> **What is asked**: In the listing that follows, retype every line from the first through the one containing "- margin.bottom, margin.top]);". Pictures are to be left out.

> **Source excerpt**:
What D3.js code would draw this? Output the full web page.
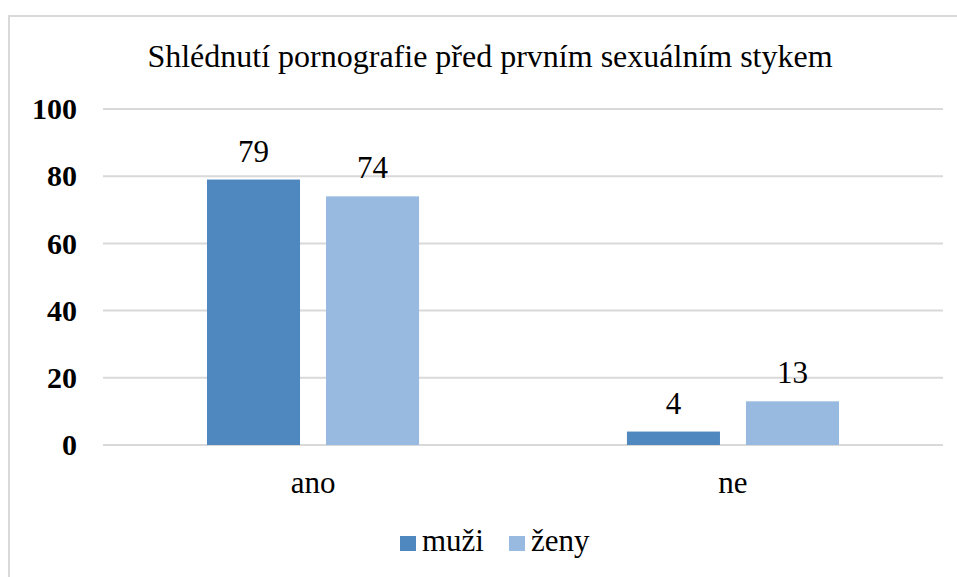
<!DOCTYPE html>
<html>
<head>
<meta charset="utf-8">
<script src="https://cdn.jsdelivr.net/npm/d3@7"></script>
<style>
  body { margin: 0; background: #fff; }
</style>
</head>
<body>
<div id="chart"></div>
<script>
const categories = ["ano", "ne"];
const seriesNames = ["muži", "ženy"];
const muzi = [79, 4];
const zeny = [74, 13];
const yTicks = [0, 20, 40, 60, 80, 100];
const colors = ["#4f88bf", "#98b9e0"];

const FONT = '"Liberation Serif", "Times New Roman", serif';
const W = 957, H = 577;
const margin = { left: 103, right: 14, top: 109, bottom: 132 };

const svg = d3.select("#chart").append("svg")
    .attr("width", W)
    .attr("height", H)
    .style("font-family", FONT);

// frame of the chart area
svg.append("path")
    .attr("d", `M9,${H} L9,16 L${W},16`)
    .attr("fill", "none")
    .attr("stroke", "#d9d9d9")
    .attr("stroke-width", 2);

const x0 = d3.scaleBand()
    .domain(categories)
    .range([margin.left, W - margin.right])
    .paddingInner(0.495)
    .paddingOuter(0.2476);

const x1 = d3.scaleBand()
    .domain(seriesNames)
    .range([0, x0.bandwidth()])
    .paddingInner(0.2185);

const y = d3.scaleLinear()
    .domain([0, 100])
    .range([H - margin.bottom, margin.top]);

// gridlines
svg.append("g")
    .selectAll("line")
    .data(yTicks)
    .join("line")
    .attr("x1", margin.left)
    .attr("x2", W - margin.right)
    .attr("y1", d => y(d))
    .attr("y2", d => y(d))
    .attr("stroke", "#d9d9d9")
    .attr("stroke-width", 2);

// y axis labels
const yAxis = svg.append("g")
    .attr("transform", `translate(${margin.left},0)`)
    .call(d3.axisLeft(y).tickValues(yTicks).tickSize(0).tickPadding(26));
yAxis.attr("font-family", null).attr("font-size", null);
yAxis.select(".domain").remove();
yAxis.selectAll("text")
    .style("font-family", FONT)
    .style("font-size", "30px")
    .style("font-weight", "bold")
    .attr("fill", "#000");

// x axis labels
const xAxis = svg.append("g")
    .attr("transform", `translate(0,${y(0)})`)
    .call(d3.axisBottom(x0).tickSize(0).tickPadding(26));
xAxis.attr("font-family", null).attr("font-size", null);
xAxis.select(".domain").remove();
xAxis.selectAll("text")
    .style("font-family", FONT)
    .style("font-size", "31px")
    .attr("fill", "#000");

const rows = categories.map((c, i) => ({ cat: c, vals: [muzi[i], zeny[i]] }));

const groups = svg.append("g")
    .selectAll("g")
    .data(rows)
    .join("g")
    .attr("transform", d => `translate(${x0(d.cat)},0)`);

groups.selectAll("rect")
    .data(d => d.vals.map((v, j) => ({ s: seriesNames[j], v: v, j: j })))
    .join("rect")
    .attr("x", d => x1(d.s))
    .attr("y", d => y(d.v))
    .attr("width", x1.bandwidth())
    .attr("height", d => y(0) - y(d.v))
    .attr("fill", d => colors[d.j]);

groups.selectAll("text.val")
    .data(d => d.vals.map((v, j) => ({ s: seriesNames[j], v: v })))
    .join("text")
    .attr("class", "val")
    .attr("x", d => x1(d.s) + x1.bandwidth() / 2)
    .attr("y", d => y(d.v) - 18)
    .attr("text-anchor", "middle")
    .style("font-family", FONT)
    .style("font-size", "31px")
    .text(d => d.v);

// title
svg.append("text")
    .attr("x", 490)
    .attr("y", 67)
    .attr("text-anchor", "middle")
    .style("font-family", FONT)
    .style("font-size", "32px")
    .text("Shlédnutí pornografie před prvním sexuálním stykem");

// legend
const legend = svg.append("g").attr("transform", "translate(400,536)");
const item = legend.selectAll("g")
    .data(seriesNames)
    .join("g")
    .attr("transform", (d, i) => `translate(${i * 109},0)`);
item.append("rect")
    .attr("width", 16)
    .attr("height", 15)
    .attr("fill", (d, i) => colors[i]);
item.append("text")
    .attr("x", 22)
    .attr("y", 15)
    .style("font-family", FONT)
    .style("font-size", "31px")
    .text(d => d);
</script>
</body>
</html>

> **Written solution**:
What D3.js code would draw this? Output the full web page.
<!DOCTYPE html>
<html>
<head>
<meta charset="utf-8">
<script src="https://cdn.jsdelivr.net/npm/d3@7"></script>
<style>
  body { margin: 0; background: #fff; }
</style>
</head>
<body>
<div id="chart"></div>
<script>
const categories = ["ano", "ne"];
const seriesNames = ["muži", "ženy"];
const muzi = [79, 4];
const zeny = [74, 13];
const yTicks = [0, 20, 40, 60, 80, 100];
const colors = ["#4f88bf", "#98b9e0"];

const FONT = '"Liberation Serif", "Times New Roman", serif';
const W = 957, H = 577;
const margin = { left: 103, right: 14, top: 109, bottom: 132 };

const svg = d3.select("#chart").append("svg")
    .attr("width", W)
    .attr("height", H)
    .style("font-family", FONT);

// frame of the chart area
svg.append("path")
    .attr("d", `M9,${H} L9,16 L${W},16`)
    .attr("fill", "none")
    .attr("stroke", "#d9d9d9")
    .attr("stroke-width", 2);

const x0 = d3.scaleBand()
    .domain(categories)
    .range([margin.left, W - margin.right])
    .paddingInner(0.495)
    .paddingOuter(0.2476);

const x1 = d3.scaleBand()
    .domain(seriesNames)
    .range([0, x0.bandwidth()])
    .paddingInner(0.2185);

const y = d3.scaleLinear()
    .domain([0, 100])
    .range([H - margin.bottom, margin.top]);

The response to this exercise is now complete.